Hay tres compañeras reporteras con títulos de licenciadas en ciencias de la información que guardan los mejores recuerdos de Rivera Martínez, quien siempre las alentó para que siguieran adelante. Aquí se diluye, por lo tanto, la peregrina afirmación de que los “dinos” obstruían a los jóvenes periodistas recién salidos de las universidades. Fueron las primeras féminas en llegar a la sala de redacción de El Siglo de Torreón, dominada por hombres –“el club de Tobi”- y rápidamente se adaptaron al ambiente,  venciendo animosidades y rechazos con un trabajo profesional  de primer nivel,  e incluso glamur incluido.
Nosotros, los antiguos, quedamos atrapados por  una vocación que brotó en ese mismo instante, no antes o pensada de antemano. Sobre la marcha  aprendimos los rudimentos del periodismo, una carrera que entraña un continuo aprendizaje y una entrega de tiempo completo. Ya lo dijo  un miembro destacado del gremio: “El periodista es el eterno estudiante de la vida”.
Conste,  todas estas referencias se refieren a mi “negro pasado”, un pasado en el que los jóvenes reporteros- viejos ahora-  caminamos a trompicones,  entre triunfos,  fracasos y las tentaciones satánicas provenientes del poder diabólico –comisiones aparte-, con un solo afán:  ejercer  una carrera reporteril ajustada a los cánones del buen periodismo. Si nos hicimos viejos, no fue culpa nuestra sino de los tiempos de continua brega.
Aclaro, por último, que el mote de dinosaurio es propiedad exclusiva de los priístas y de nadie más. Tienen los derechos registrados ante el INE, e incurren en plagio penado por la ley quienes lo  utilizan para otros fines.  

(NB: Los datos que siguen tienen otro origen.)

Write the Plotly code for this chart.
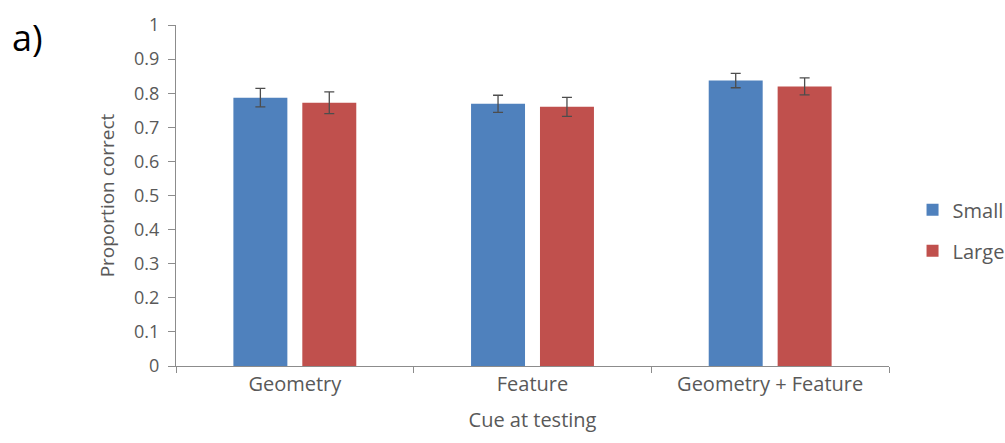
import plotly.graph_objects as go

# Mean proportion correct per cue condition, with standard-error bars
categories = ["Geometry", "Feature", "Geometry + Feature"]
small_mean = [0.787, 0.769, 0.837]
small_err = [0.027, 0.025, 0.021]
large_mean = [0.772, 0.760, 0.820]
large_err = [0.032, 0.028, 0.025]
y_ticks = [0, 0.1, 0.2, 0.3, 0.4, 0.5, 0.6, 0.7, 0.8, 0.9, 1]
y_tick_labels = ["0", "0.1", "0.2", "0.3", "0.4", "0.5", "0.6", "0.7", "0.8", "0.9", "1"]

FONT = "Open Sans"
GREY_TEXT = "#595959"
AXIS_GREY = "#8c8c8c"
ERR_COLOR = "#4d4d4d"

fig = go.Figure()
fig.add_trace(go.Bar(
    x=categories, y=small_mean, name="Small", legendgroup="s",
    marker=dict(color="#4F81BD", line=dict(width=0)),
    error_y=dict(type="data", array=small_err, color=ERR_COLOR, thickness=1.3, width=5),
))
fig.add_trace(go.Bar(
    x=categories, y=large_mean, name="Large", legendgroup="l",
    marker=dict(color="#C0504D", line=dict(width=0)),
    error_y=dict(type="data", array=large_err, color=ERR_COLOR, thickness=1.3, width=5),
))

fig.update_layout(
    width=1005, height=443,
    margin=dict(l=176, r=116, t=16, b=77),
    paper_bgcolor="white", plot_bgcolor="white",
    barmode="group", bargap=0.42, bargroupgap=0.217,
    font=dict(family=FONT, color=GREY_TEXT, size=18),
    legend=dict(
        xref="container", yref="container",
        x=0.908, y=0.48, xanchor="left", yanchor="middle",
        font=dict(family=FONT, size=20, color=GREY_TEXT),
        itemwidth=30, tracegroupgap=12, bgcolor="rgba(0,0,0,0)",
    ),
    showlegend=True,
)

fig.update_xaxes(
    type="category", showline=True, linecolor=AXIS_GREY, linewidth=1,
    ticks="outside", tickson="boundaries", ticklen=6, tickcolor=AXIS_GREY,
    showgrid=False, tickfont=dict(size=20, color=GREY_TEXT),
    title=dict(text="Cue at testing", font=dict(size=20, color=GREY_TEXT), standoff=16),
)
fig.update_yaxes(
    range=[0, 1], tickvals=y_ticks, ticktext=y_tick_labels,
    showline=True, linecolor=AXIS_GREY, linewidth=1,
    ticks="outside", ticklen=7, tickcolor=AXIS_GREY, ticklabelstandoff=5,
    showgrid=False, zeroline=False, tickfont=dict(size=18, color=GREY_TEXT),
    title=dict(text="Proportion correct", font=dict(size=19, color=GREY_TEXT), standoff=14),
)

fig.add_annotation(
    text="a)", xref="paper", yref="paper", x=-0.233, y=0.963,
    xanchor="left", yanchor="middle", showarrow=False,
    font=dict(family=FONT, size=36, color="black"),
)

fig.write_html("out.html")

 P.D. Un compañero “dino” asegurar haber platicado con el director de El Siglo de Torreón, Antonio de Juambelz, en relación con los egresados de las Escuelas de Periodismo, quien le expresó de manera enfática lo siguiente: “No tengo nada en contra de la formación académica de los jóvenes egresados de esas instituciones, pero ninguno de ellos se debe considerar un periodista sino hasta haberse dedicado varios años al arduo trabajo diario del  periódico, pues es aquí donde se forjan como verdaderos profesionales de la comunicación”.